Le vœu de la commission des finances est, par conséquent, que l’amendement n° 210 rectifié soit retiré.
L’amendement n° 64 s’attaque au cœur de la réforme puisqu’il vise à supprimer la modification du barème. La commission y est donc défavorable.
L’amendement n° 211 rectifié vise à instaurer une troisième tranche d’ISF pour les plus gros patrimoines. Son adoption alourdirait d’environ 50 % le montant dû par les contribuables concernés au titre de l’ISF. Cela poserait des problèmes en termes de compétitivité et de risque de délocalisation des patrimoines, d’autant que l’allégement de l’ISF proposé par le Gouvernement s’accompagne de la suppression du bouclier fiscal. Il est même, dans l’esprit des concepteurs de la réforme, la contrepartie de celle-ci : c’est seulement grâce à l’abaissement des taux de l’ISF à 0,25 % et 0,5 % que la suppression du bouclier fiscal ne présente que des risques minimes au regard de l’attractivité de notre territoire.
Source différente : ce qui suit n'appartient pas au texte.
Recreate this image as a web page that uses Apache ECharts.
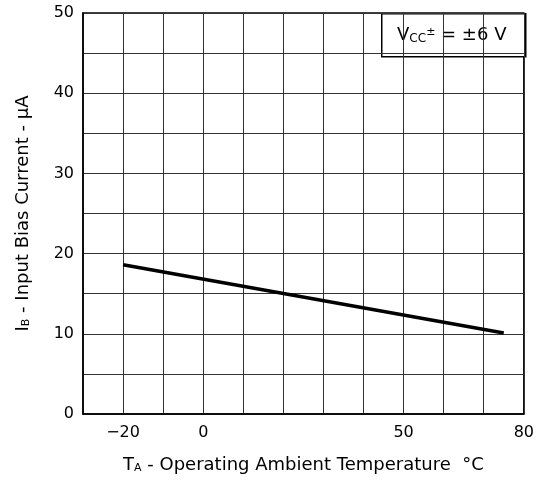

La commission des finances souhaite donc que l’amendement n° 211 rectifié puisse, lui aussi, être retiré.
L’amendement n° 68 vise à supprimer un mécanisme utile, le « lissage ». Son adoption créerait un effet de seuil incompréhensible pour les contribuables. L’absence d’un tel « lissage » fut d’ailleurs l’un des reproches adressés à la réforme lorsqu’elle fut divulguée : nombre d’entre nous ont reçu des courriers de personnes possédant un patrimoine d’une valeur tout juste supérieure à 1 300 000 euros. Cet amendement doit donc être rejeté.
L’amendement n° 69 est totalement idéologique puisqu’il vise à supprimer les dispositions allégeant les déclarations de patrimoine des plus petits redevables de l’ISF. Son adoption conférerait donc un caractère punitif à l’ISF, ce qui est, à nos yeux, complètement incompréhensible.
L’amendement n° 66 doit, lui aussi, être rejeté, car il vise à supprimer plusieurs dispositions fondamentales de la réforme.